There are situations where we have a problem with a small parameter, and we want to approximate the solution to the problem in terms of the solution to the problem where the parameter is zero, plus correction terms. Sometimes this can be done exactly as stated; such problems are called regular perturbation problems. (For example, the problem of solving $x^2-\varepsilon=0$ for small $\varepsilon>0$ is a regular perturbation problem.) Other times there is no solution to the problem with the parameter being zero; these problems are called singular perturbation problems. (For example, the problem of solving $\varepsilon x^2-1=0$ for small $\varepsilon>0$ is a singular perturbation problem.) Both of these come up quite frequently in applications.

There are also truly "analytic" applications, where iterated approximation allows us to demonstrate something exact, such as the existence of a solution to a problem. Real examples of this are probably above your current level, so I won't comment further unless requested.

*As opposed to "discrete"; I won't try to fully clarify this distinction, because it's not productive here. I just didn't want to say something blatantly false.

Answer 4

I'll give a classic example in physics. A pendulum. A simple swinging pendulum.
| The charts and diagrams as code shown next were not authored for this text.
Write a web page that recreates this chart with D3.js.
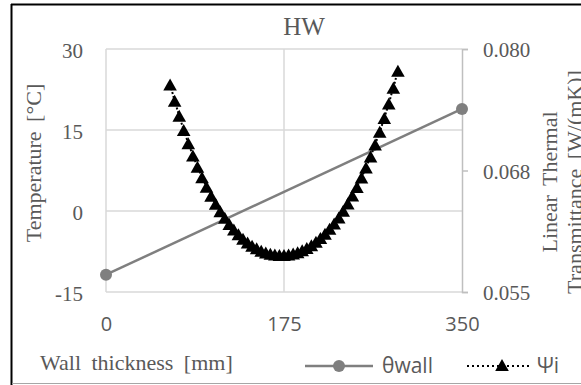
<!DOCTYPE html>
<html>
<head>
<meta charset="utf-8">
<script src="https://cdn.jsdelivr.net/npm/d3@7"></script>
<style>
  html, body { margin: 0; padding: 0; background: #fff; }
  svg { display: block; }
  .serif { font-family: "Liberation Serif", "DejaVu Serif", serif; fill: #595959; }
  .sans { font-family: "Open Sans", "Liberation Sans", sans-serif; fill: #595959; }
</style>
</head>
<body>
<svg id="chart" width="581" height="385"></svg>
<script>
// ---- data ----
const chartTitle = "HW";
const xTickValues = [0, 175, 350];
const yLeftTicks = [-15, 0, 15, 30];
const yLeftTickLabels = ["-15", "0", "15", "30"];
const yRightTicks = [0.055, 0.0675, 0.080];
const yRightTickLabels = ["0.055", "0.068", "0.080"];

const wallX = [0, 350];
const thetaWall = [-11.8, 18.9];

const psiX = [63.0, 67.5, 72.0, 76.4, 80.9, 85.4, 89.9, 94.4, 98.8, 103.3,
  107.8, 112.3, 116.8, 121.2, 125.7, 130.2, 134.7, 139.2, 143.6, 148.1,
  152.6, 157.1, 161.6, 166.0, 170.5, 175.0, 179.5, 184.0, 188.4, 192.9,
  197.4, 201.9, 206.4, 210.8, 215.3, 219.8, 224.3, 228.8, 233.2, 237.7,
  242.2, 246.7, 251.2, 255.6, 260.1, 264.6, 269.1, 273.6, 278.0, 282.5, 287.0];
const psiValues = [0.07636, 0.07468, 0.07312, 0.07166, 0.07031, 0.06905, 0.06789, 0.06681, 0.06582, 0.06491,
  0.06408, 0.06332, 0.06263, 0.06200, 0.06144, 0.06094, 0.06049, 0.06010, 0.05977, 0.05949,
  0.05925, 0.05907, 0.05894, 0.05885, 0.05881, 0.05881, 0.05886, 0.05896, 0.05910, 0.05929,
  0.05953, 0.05982, 0.06016, 0.06055, 0.06100, 0.06150, 0.06205, 0.06267, 0.06335, 0.06410,
  0.06492, 0.06581, 0.06677, 0.06782, 0.06895, 0.07017, 0.07148, 0.07289, 0.07440, 0.07602, 0.07776];

// ---- layout ----
const svg = d3.select("#chart");
const x = d3.scaleLinear().domain([0, 350]).range([106, 462]);
const yL = d3.scaleLinear().domain([-15, 30]).range([292, 49]);
const yR = d3.scaleLinear().domain([0.055, 0.080]).range([292, 49]);

// border
svg.append("line").attr("x1", 11.5).attr("x2", 11.5).attr("y1", 4).attr("y2", 385)
  .attr("stroke", "#000").attr("stroke-width", 2);
svg.append("line").attr("x1", 11).attr("x2", 581).attr("y1", 4.5).attr("y2", 4.5)
  .attr("stroke", "#000").attr("stroke-width", 2);
svg.append("line").attr("x1", 12).attr("x2", 581).attr("y1", 383.5).attr("y2", 383.5)
  .attr("stroke", "#a6a6a6").attr("stroke-width", 1);

// gridlines
const grid = svg.append("g");
grid.selectAll("line.h").data(yLeftTicks).join("line")
  .attr("x1", x(0)).attr("x2", x(350))
  .attr("y1", d => yL(d)).attr("y2", d => yL(d))
  .attr("stroke", "#d9d9d9").attr("stroke-width", 1.5);
grid.selectAll("line.v").data(xTickValues.slice(0, 2)).join("line")
  .attr("x1", d => x(d)).attr("x2", d => x(d))
  .attr("y1", yL(30)).attr("y2", yL(-15))
  .attr("stroke", "#d9d9d9").attr("stroke-width", 1.5);

// right axis
const rAxis = svg.append("g").attr("transform", `translate(${x(350)},0)`)
  .call(d3.axisRight(yR).tickValues(yRightTicks).tickSize(6)
    .tickFormat((d, i) => yRightTickLabels[i]));
rAxis.select(".domain").attr("stroke", "#bfbfbf").attr("stroke-width", 1.5);
rAxis.selectAll(".tick line").attr("stroke", "#bfbfbf").attr("stroke-width", 1.5);
rAxis.selectAll(".tick text").attr("class", "serif").attr("x", 21).attr("dy", "0.36em")
  .attr("font-size", 21).attr("text-anchor", "start");

// left axis
const lAxis = svg.append("g").attr("transform", `translate(${x(0)},0)`)
  .call(d3.axisLeft(yL).tickValues(yLeftTicks).tickSize(0)
    .tickFormat((d, i) => yLeftTickLabels[i]));
lAxis.select(".domain").remove();
lAxis.selectAll(".tick text").attr("class", "serif").attr("x", -23).attr("dy", "0.42em")
  .attr("font-size", 21);

// bottom axis
const bAxis = svg.append("g").attr("transform", `translate(0,${yL(-15)})`)
  .call(d3.axisBottom(x).tickValues(xTickValues).tickSize(0).tickFormat(d3.format("d")));
bAxis.select(".domain").remove();
bAxis.selectAll(".tick text").attr("class", "sans").attr("y", 25).attr("dy", "0.71em")
  .attr("font-size", 20);

// theta wall series
const lineL = d3.line().x((d, i) => x(wallX[i])).y(d => yL(d));
svg.append("path").datum(thetaWall).attr("d", lineL)
  .attr("fill", "none").attr("stroke", "#7f7f7f").attr("stroke-width", 2.5);
svg.selectAll("circle.tw").data(thetaWall).join("circle")
  .attr("cx", (d, i) => x(wallX[i])).attr("cy", d => yL(d)).attr("r", 6)
  .attr("fill", "#7f7f7f");

// psi series
const tri = "M0,-6L6.8,6L-6.8,6Z";
const lineR = d3.line().x((d, i) => x(psiX[i])).y(d => yR(d));
svg.append("path").datum(psiValues).attr("d", lineR)
  .attr("fill", "none").attr("stroke", "#000").attr("stroke-width", 2)
  .attr("stroke-dasharray", "2,2");
svg.selectAll("path.psi").data(psiValues).join("path")
  .attr("d", tri)
  .attr("transform", (d, i) => `translate(${x(psiX[i])},${yR(d)})`)
  .attr("fill", "#000");

// title
svg.append("text").attr("class", "serif").attr("x", 304).attr("y", 35)
  .attr("text-anchor", "middle").attr("font-size", 25).text(chartTitle);

// axis titles
svg.append("text").attr("class", "serif").attr("font-size", 22)
  .attr("word-spacing", 4)
  .attr("transform", "translate(41,163) rotate(-90)")
  .attr("text-anchor", "middle").text("Temperature [°C]");
svg.append("text").attr("class", "serif").attr("font-size", 22)
  .attr("x", 40).attr("y", 370).attr("word-spacing", 5).text("Wall thickness [mm]");
svg.append("text").attr("class", "serif").attr("font-size", 22)
  .attr("word-spacing", 4)
  .attr("transform", "translate(557,182) rotate(-90)")
  .attr("text-anchor", "middle").text("Linear Thermal");
svg.append("text").attr("class", "serif").attr("font-size", 22)
  .attr("word-spacing", 4)
  .attr("transform", "translate(582,182) rotate(-90)")
  .attr("text-anchor", "middle").text("Transmittance [W/(mK)]");

// legend
const leg = svg.append("g");
leg.append("line").attr("x1", 305).attr("x2", 373).attr("y1", 366).attr("y2", 366)
  .attr("stroke", "#7f7f7f").attr("stroke-width", 2.5);
leg.append("circle").attr("cx", 339).attr("cy", 366).attr("r", 6).attr("fill", "#7f7f7f");
leg.append("text").attr("class", "sans").attr("x", 382).attr("y", 373)
  .attr("font-size", 21).text("θwall");
leg.append("line").attr("x1", 467).attr("x2", 531).attr("y1", 366).attr("y2", 366)
  .attr("stroke", "#000").attr("stroke-width", 2).attr("stroke-dasharray", "2,3");
leg.append("path").attr("d", tri).attr("transform", "translate(502,365)").attr("fill", "#000");
leg.append("text").attr("class", "sans").attr("x", 537).attr("y", 373)
  .attr("font-size", 21).text("Ψi");
</script>
</body>
</html>
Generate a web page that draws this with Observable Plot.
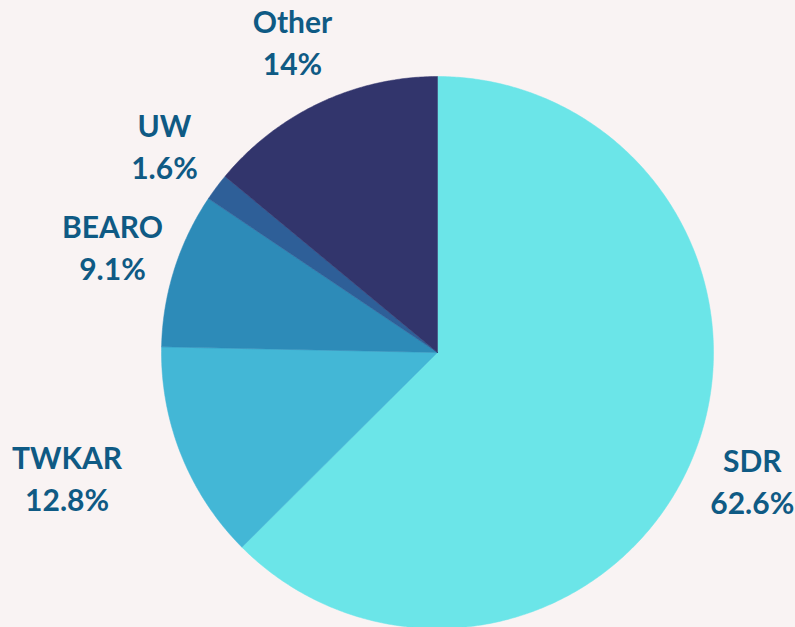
<!DOCTYPE html>
<html>
<head>
<meta charset="utf-8">
<script src="https://cdn.jsdelivr.net/npm/d3@7"></script>
<script src="https://cdn.jsdelivr.net/npm/@observablehq/plot@0.6"></script>
<style>
  html, body { margin: 0; padding: 0; background: #f9f3f3; }
  #chart { width: 795px; height: 627px; overflow: hidden; }
</style>
</head>
<body>
<div id="chart"></div>
<script>
// ---- data ----
const categories = ["SDR", "TWKAR", "BEARO", "UW", "Other"];
const shares = [62.6, 12.8, 9.1, 1.6, 14];
const labels = ["62.6%", "12.8%", "9.1%", "1.6%", "14%"];
const colors = ["#6be5e8", "#43b7d6", "#2d8bb8", "#2e5f98", "#32356c"];

// ---- layout ----
const W = 795, H = 627;
const cx = 437, cy = 352, R = 276;
const labelR = 1.235;                                  // label distance, in pie radii
const labelNudge = {TWKAR: {dr: 0.185, da: 2.8}};     // keep this label clear of the pie

const pie = d3.pie().sort(null).value(d => d.value)(
  categories.map((c, i) => ({name: c, value: shares[i], label: labels[i], color: colors[i]}))
);

// polygons in unit-radius coordinates (y up), angle 0 at 12 o'clock, clockwise
const poly = [];
pie.forEach((s, k) => {
  const n = Math.max(4, Math.ceil((s.endAngle - s.startAngle) / (Math.PI / 360)));
  poly.push({slice: k, x: 0, y: 0, color: s.data.color});
  for (let j = 0; j <= n; j++) {
    const a = s.startAngle + (s.endAngle - s.startAngle) * j / n;
    poly.push({slice: k, x: Math.sin(a), y: Math.cos(a), color: s.data.color});
  }
  poly.push({slice: k, x: 0, y: 0, color: s.data.color});
});

const labelPts = pie.map(s => {
  const nudge = labelNudge[s.data.name] || {dr: 0, da: 0};
  const a = (s.startAngle + s.endAngle) / 2 + nudge.da * Math.PI / 180;
  const r = labelR + nudge.dr;
  return {x: Math.sin(a) * r, y: Math.cos(a) * r, name: s.data.name, pct: s.data.label};
});

const plot = Plot.plot({
  width: W,
  height: H,
  margin: 0,
  style: {background: "#f9f3f3", fontFamily: "Lato, 'Open Sans', sans-serif"},
  x: {domain: [-cx / R, (W - cx) / R], range: [0, W], axis: null},
  y: {domain: [cy / R, -(H - cy) / R], range: [0, H], axis: null},
  marks: [
    Plot.line(poly, {
      x: "x", y: "y", z: "slice",
      fill: "color", stroke: "color", strokeWidth: 0.5,
      curve: "linear"
    }),
    Plot.text(labelPts, {
      x: "x", y: "y", text: "name", dy: -21,
      fill: "#0f5a84", fontSize: 30, fontWeight: 700
    }),
    Plot.text(labelPts, {
      x: "x", y: "y", text: "pct", dy: 21,
      fill: "#0f5a84", fontSize: 30, fontWeight: 700
    })
  ]
});

document.getElementById("chart").appendChild(plot);
</script>
</body>
</html>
The differential equation that describes the angle, $\theta$ a pendulum is from center is:

$$\ddot{\theta}(t)+k\sin(\theta(t))=0$$

This differential equation is NOT solvable exactly. However you may make the small angle approximation $\sin(\theta)\approx \theta$ to get: $$\ddot{\theta}(t)+k\theta(t)=0$$

This is very solvable.

If the equation for something as simple as a pendulum can't be solved exactly, imagine anything that is remotely complicated.